PROBLEM DETAILS:
Please print exactly the lines below, from the start of the material up to and including the line with "ax_pie.axis('off')", but none of the pictures.

(Rows from a dataset of charts and code)
--- start ---

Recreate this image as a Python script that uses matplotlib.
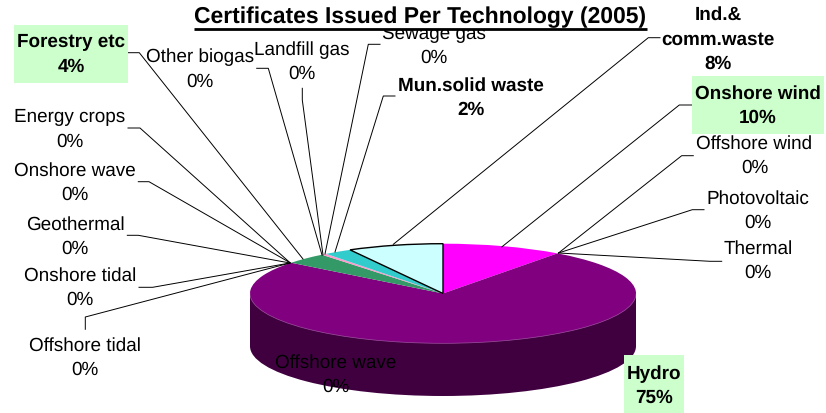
import matplotlib
matplotlib.use('Agg')
import matplotlib.pyplot as plt
from matplotlib.patches import Ellipse, Rectangle, Arc

plt.rcParams['font.family'] = ['Liberation Sans', 'DejaVu Sans']
plt.rcParams['text.hinting'] = 'no_hinting'

# slices, clockwise from 12 o'clock
names = ['Onshore wind', 'Offshore wind', 'Photovoltaic', 'Thermal', 'Hydro', 'Offshore wave',
         'Offshore tidal', 'Onshore tidal', 'Geothermal', 'Onshore wave', 'Energy crops',
         'Forestry etc', 'Other biogas', 'Landfill gas', 'Sewage gas', 'Mun.solid waste',
         'Ind.&\ncomm.waste']
shares = [10.1, 0, 0, 0, 75.5, 0, 0, 0, 0, 0, 0, 3.6, 0, 0.45, 0, 2.35, 8.0]
percent = [10, 0, 0, 0, 75, 0, 0, 0, 0, 0, 0, 4, 0, 0, 0, 2, 8]
colors = ['#FF00FF', '#FFFF00', '#00FFFF', '#800000', '#800080', '#008080', '#0000FF', '#00CCFF',
          '#CCFFFF', '#CCFFCC', '#FFFF99', '#339966', '#99CCFF', '#FF99CC', '#CC99FF', '#33CCCC',
          '#CCFFFF']

W, H = 826, 413
fig = plt.figure(figsize=(W / 100, H / 100), dpi=100, facecolor='white')

# pie lives in its own axes, squashed to the ellipse
left, right, top, mid_bottom, bottom = 250, 636, 243.7, 343.3, 396
ry = (mid_bottom - top) / 2
depth = (bottom - mid_bottom) / ry
ax_pie = fig.add_axes([left / W, 1 - bottom / H, (right - left) / W, (bottom - top) / H])
wedges, _ = ax_pie.pie(shares, colors=colors, startangle=90, counterclock=False,
                       wedgeprops={'linewidth': 0})
ax_pie.set_aspect('auto')
ax_pie.set_xlim(-1, 1)
ax_pie.set_ylim(-1 - depth, 1)
ax_pie.axis('off')

# side wall
ax_pie.add_patch(Ellipse((0, -depth), 2, 2, fc='#400040', ec='none', zorder=0))
ax_pie.add_patch(Rectangle((-1, -depth), 2, depth, fc='#400040', ec='none', zorder=0))
ax_pie.add_patch(Arc((0, 0), 2, 2, theta1=180, theta2=360, color='#A050A0', lw=0.5, zorder=2))

# last slice is the selected one
wedges[-1].set_edgecolor('black')
wedges[-1].set_linewidth(1.0)
wedges[-1].set_zorder(3)

# overlay in pixel coordinates for labels
ax = fig.add_axes([0, 0, 1, 1], zorder=2)
ax.set_xlim(0, W)
ax.set_ylim(H, 0)
ax.axis('off')

# label centre x, y of the block
label_pos = [(758, 106), (754.5, 156), (758, 210.5), (758, 261), (654, 386), (336, 374.5),
             (85, 357.5), (80, 288), (75, 237), (75, 182.5), (70, 129.5),
             (71, 54.5), (200, 69.5), (302, 62), (434, 46), (471, 97.5), (718, 39.5)]
bold = ['Onshore wind', 'Hydro', 'Forestry etc', 'Mun.solid waste', 'Ind.&\ncomm.waste']

# leader lines
leaders = [
    [(692, 105), (679.3, 105), (501.7, 247)],
    [(693.3, 155.7), (681.7, 155.7), (558.5, 253)],
    [(704, 209.7), (692.3, 209.7), (558.5, 253)],
    [(721.7, 261.3), (710, 261.3), (558.5, 253)],
    [(138.3, 181.7), (149, 181.7), (290, 262.7)],
    [(127.3, 235.3), (138.3, 235.3), (290, 263)],
    [(139, 287.3), (152.7, 287.3), (290, 263)],
    [(85.3, 329.3), (85.3, 317), (290, 263)],
    [(128, 128), (140, 128), (290, 262.7)],
    [(128.3, 52.7), (139.3, 52.7), (303, 259)],
    [(256.7, 68.3), (268.3, 68.3), (322, 255)],
    [(302.3, 88.3), (302.3, 100), (323, 255)],
    [(380, 44.3), (368.3, 44.3), (325, 254)],
    [(395, 96), (383.3, 96), (335, 252)],
    [(660, 37.7), (648.3, 37.7), (393.3, 244.3)],
]
for pts in leaders:
    ax.plot([p[0] for p in pts], [p[1] for p in pts], color='black', lw=0.7, zorder=2)

# green boxes behind the highlighted labels
for x0, y0, x1, y1 in [(14, 25, 128, 83), (692, 76, 824, 134), (624, 355, 684, 413)]:
    ax.add_patch(Rectangle((x0, y0), x1 - x0, y1 - y0, fc='#CCFFCC', ec='none', zorder=3))

for name, pct, (x, y) in zip(names, percent, label_pos):
    weight = 'bold' if name in bold else 'normal'
    ax.text(x, y, f'{name}\n{pct}%', ha='center', va='center', fontsize=13.6, weight=weight,
            linespacing=1.47, zorder=4)

# title has a white background, it cuts the Sewage gas label
ax.add_patch(Rectangle((194, 0), 453, 30, fc='white', ec='none', zorder=5))
ax.text(420.5, 17.5, 'Certificates Issued Per Technology (2005)', ha='center', va='center',
        fontsize=16.45, weight='bold', zorder=6)
ax.plot([194, 647], [28.5, 28.5], color='black', lw=2, solid_capstyle='butt', zorder=6)

fig.savefig('out.png', dpi=100)
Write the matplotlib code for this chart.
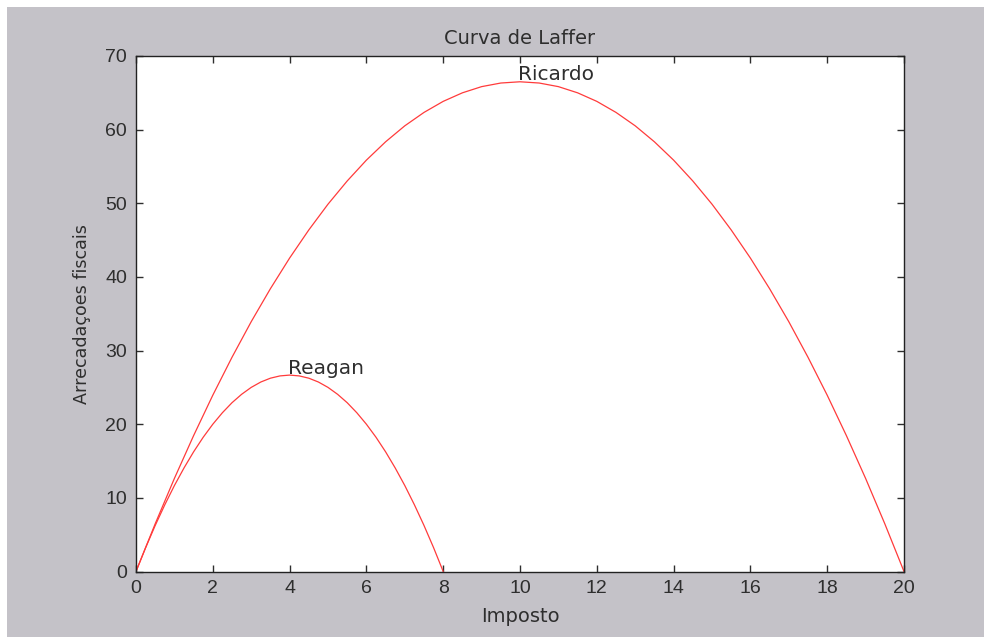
import matplotlib
matplotlib.use("Agg")
import matplotlib.pyplot as plt
from matplotlib.patches import Rectangle

# Data
ricardo_x = [0, 0.5, 1, 1.5, 2, 2.5, 3, 3.5, 4, 4.5, 5, 5.5, 6, 6.5, 7, 7.5, 8, 8.5, 9, 9.5, 10,
             10.5, 11, 11.5, 12, 12.5, 13, 13.5, 14, 14.5, 15, 15.5, 16, 16.5, 17, 17.5, 18, 18.5, 19, 19.5, 20]
ricardo_y = [0, 6.48, 12.64, 18.45, 23.94, 29.09, 33.92, 38.40, 42.56, 46.38, 49.88, 53.03, 55.86,
             58.35, 60.52, 62.34, 63.84, 65.00, 65.84, 66.33, 66.50,
             66.33, 65.84, 65.00, 63.84, 62.34, 60.52, 58.35, 55.86, 53.03, 49.88, 46.38, 42.56,
             38.40, 33.92, 29.09, 23.94, 18.45, 12.64, 6.48, 0]
reagan_x = [0, 0.25, 0.5, 0.75, 1, 1.25, 1.5, 1.75, 2, 2.25, 2.5, 2.75, 3, 3.25, 3.5, 3.75, 4,
            4.25, 4.5, 4.75, 5, 5.25, 5.5, 5.75, 6, 6.25, 6.5, 6.75, 7, 7.25, 7.5, 7.75, 8]
reagan_y = [0, 3.23, 6.25, 9.06, 11.67, 14.06, 16.25, 18.23, 20.0, 21.56, 22.92, 24.06, 25.0,
            25.73, 26.25, 26.56, 26.67,
            26.56, 26.25, 25.73, 25.0, 24.06, 22.92, 21.56, 20.0, 18.23, 16.25, 14.06, 11.67,
            9.06, 6.25, 3.23, 0]
x_ticks = [0, 2, 4, 6, 8, 10, 12, 14, 16, 18, 20]
y_ticks = [0, 10, 20, 30, 40, 50, 60, 70]
labels = [("Ricardo", 10, 66.5), ("Reagan", 4, 26.67)]

plt.rcParams['font.family'] = ['DejaVu Sans']
tick_font = 'Liberation Sans'
txt_color = '#2e2e2e'

W, H = 984, 637
fig = plt.figure(figsize=(W / 100, H / 100), dpi=100, facecolor='white')
bg = '#c4c2c8'
fig.patches.append(Rectangle((7 / W, 0), 1 - 7 / W, 1 - 7 / H, transform=fig.transFigure,
                             facecolor=bg, edgecolor='none', zorder=-10))

ax = fig.add_axes([136 / W, (H - 571.5) / H, (904 - 136) / W, (571.5 - 56) / H])
ax.set_facecolor('white')

red = '#ff3b3b'
ax.plot(ricardo_x, ricardo_y, color=red, lw=0.9)
ax.plot(reagan_x, reagan_y, color=red, lw=0.9)

for txt, xx, yy in labels:
    ax.text(xx - 0.05, yy + 0.2, txt, fontsize=14.5, color=txt_color, ha='left', va='baseline')

ax.set_xlim(0, 20)
ax.set_ylim(0, 70)
ax.set_xticks(x_ticks)
ax.set_yticks(y_ticks)
ax.tick_params(direction='in', length=5, width=1, top=True, right=True,
               labelsize=14, colors=txt_color)
ax.tick_params(axis='y', pad=6.5)
ax.tick_params(axis='x', pad=6)
for lab in ax.get_xticklabels() + ax.get_yticklabels():
    lab.set_fontfamily(tick_font)
for s in ax.spines.values():
    s.set_color('#222222')
    s.set_linewidth(1.0)

ax.set_title('Curva de Laffer', fontsize=14, color=txt_color, pad=9)
ax.set_xlabel('Imposto', fontsize=14, color=txt_color, labelpad=7)
ax.set_ylabel('Arrecadaçoes fiscais', fontsize=12.6, color=txt_color, labelpad=10)

fig.savefig('out.png', dpi=100, facecolor=fig.get_facecolor())
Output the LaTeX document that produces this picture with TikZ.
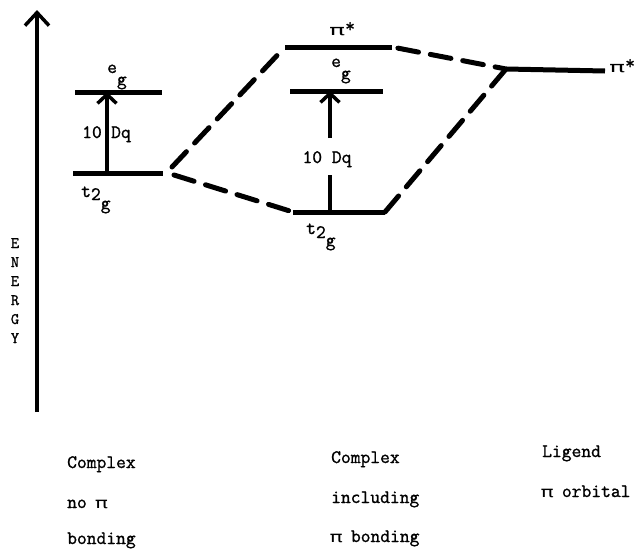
\documentclass[tikz,border=0pt]{standalone}
\usepackage{fontspec}
\newfontfamily\grkfont{DejaVu Sans Mono}
% typewriter face, slightly emboldened like a ribbon impression
\newfontfamily\twfont{Latin Modern Mono}[FakeBold=1.2]
\usetikzlibrary{arrows.meta}

% typewriter pi, one character cell wide
\newcommand\tpi{\makebox[0.525em]{\grkfont\scalebox{1.15}[0.8]{π}}}
% wider pi for the orbital labels
\newcommand\wpi{{\grkfont\scalebox{1.4}[0.78]{π}}}

\begin{document}
\begin{tikzpicture}[x=1pt,y=-1pt,
  level/.style={line width=5pt},
  link/.style={line width=5pt, line cap=round, dash pattern=on 21pt off 12pt},
  axis/.style={line width=3.5pt, -{Straight Barb[length=13pt,width=24pt,line width=3.5pt]}},
  split/.style={line width=3.5pt, -{Straight Barb[length=9pt,width=19pt,line width=3.5pt]}},
  stem/.style={line width=3.5pt},
  tw/.style={font=\fontsize{19}{19}\twfont, inner sep=0pt, anchor=base west},
  twc/.style={tw, anchor=base},
  twe/.style={tw, anchor=base east},
  ylab/.style={font=\fontsize{16}{16}\twfont, inner sep=0pt, anchor=base}]
\useasboundingbox (0,0) rectangle (635,549);

% ---- energy axis ----
\coordinate (axB) at (37,412);
\coordinate (axT) at (37,10);
\draw[axis] (axB) -- (axT);
\foreach \c [count=\i] in {E,N,E,R,G,Y}
  \node[ylab] (en\i) at (15,229+19*\i) {\c};

% ---- complex without pi bonding ----
\coordinate (LegL) at (75,92);   \coordinate (LegR) at (162,92);
\coordinate (LtL)  at (73,173);  \coordinate (LtR)  at (163,173);
\draw[level] (LegL) -- (LegR);
\draw[level] (LtL) -- (LtR);
\coordinate (LarB) at (107,173); \coordinate (LarT) at (107,92);
\draw[split] (LarB) -- (LarT);
\node[tw] (egL) at (107,73) {e\raisebox{-12pt}{g}};
\node[tw] (t2gL) at (81,197) {t\raisebox{-3pt}{2}\raisebox{-12pt}{g}};
\node[twe] (tenL) at (102,138) {10};
\node[tw] (dqL) at (111,138) {Dq};

% ---- complex including pi bonding ----
\coordinate (MpL) at (285,47);   \coordinate (MpR) at (392,47);
\coordinate (MegL) at (290,91);  \coordinate (MegR) at (383,91);
\coordinate (MtL) at (293,212);  \coordinate (MtR) at (385,212);
\draw[level] (MpL) -- (MpR);
\draw[level] (MegL) -- (MegR);
\draw[level] (MtL) -- (MtR);
\node[tw] (piM) at (329,35) {\wpi\raisebox{3pt}{*}};
\node[tw] (egM) at (331,67) {e\raisebox{-12pt}{g}};
\node[tw] (t2gM) at (306,234) {t\raisebox{-4pt}{2}\raisebox{-12pt}{g}};
\node[twc] (dqM) at (327,163) {10 Dq};
\coordinate (MarB) at (330,212); \coordinate (MarG) at (330,175);
\coordinate (MarS) at (330,138); \coordinate (MarT) at (330,91);
\draw[stem] (MarB) -- (MarG);
\draw[split] (MarS) -- (MarT);

% ---- ligand pi* orbital ----
\coordinate (RpL) at (506,69);   \coordinate (RpR) at (605,71);
\draw[level] (RpL) -- (RpR);
\node[tw] (piR) at (609,72) {\wpi\raisebox{3pt}{*}};

% ---- correlation lines ----
\coordinate (jU) at (172,167);
\coordinate (jD) at (174,175);
\draw[link] (jU) -- (MpL);
\draw[link] (jD) -- (MtL);
\draw[link, dash phase=27pt] (MpR) -- (RpL);
\draw[link] (MtR) -- (RpL);

% ---- column captions ----
\node[tw] (c1a) at (67,468) {Complex};
\node[tw] (c1b) at (67,508) {no \tpi};
\node[tw] (c1c) at (67,544) {bonding};
\node[tw] (c2a) at (331,463) {Complex};
\node[tw] (c2b) at (331,503) {including};
\node[tw] (c2c) at (331,542) {\tpi\ bonding};
\node[tw] (c3a) at (542,457) {Ligend};
\node[tw] (c3b) at (542,497) {\tpi\ orbital};
\end{tikzpicture}
\end{document}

--- end ---

EXPECTED OUTPUT:
Recreate this image as a Python script that uses matplotlib.
import matplotlib
matplotlib.use('Agg')
import matplotlib.pyplot as plt
from matplotlib.patches import Ellipse, Rectangle, Arc

plt.rcParams['font.family'] = ['Liberation Sans', 'DejaVu Sans']
plt.rcParams['text.hinting'] = 'no_hinting'

# slices, clockwise from 12 o'clock
names = ['Onshore wind', 'Offshore wind', 'Photovoltaic', 'Thermal', 'Hydro', 'Offshore wave',
         'Offshore tidal', 'Onshore tidal', 'Geothermal', 'Onshore wave', 'Energy crops',
         'Forestry etc', 'Other biogas', 'Landfill gas', 'Sewage gas', 'Mun.solid waste',
         'Ind.&\ncomm.waste']
shares = [10.1, 0, 0, 0, 75.5, 0, 0, 0, 0, 0, 0, 3.6, 0, 0.45, 0, 2.35, 8.0]
percent = [10, 0, 0, 0, 75, 0, 0, 0, 0, 0, 0, 4, 0, 0, 0, 2, 8]
colors = ['#FF00FF', '#FFFF00', '#00FFFF', '#800000', '#800080', '#008080', '#0000FF', '#00CCFF',
          '#CCFFFF', '#CCFFCC', '#FFFF99', '#339966', '#99CCFF', '#FF99CC', '#CC99FF', '#33CCCC',
          '#CCFFFF']

W, H = 826, 413
fig = plt.figure(figsize=(W / 100, H / 100), dpi=100, facecolor='white')

# pie lives in its own axes, squashed to the ellipse
left, right, top, mid_bottom, bottom = 250, 636, 243.7, 343.3, 396
ry = (mid_bottom - top) / 2
depth = (bottom - mid_bottom) / ry
ax_pie = fig.add_axes([left / W, 1 - bottom / H, (right - left) / W, (bottom - top) / H])
wedges, _ = ax_pie.pie(shares, colors=colors, startangle=90, counterclock=False,
                       wedgeprops={'linewidth': 0})
ax_pie.set_aspect('auto')
ax_pie.set_xlim(-1, 1)
ax_pie.set_ylim(-1 - depth, 1)
ax_pie.axis('off')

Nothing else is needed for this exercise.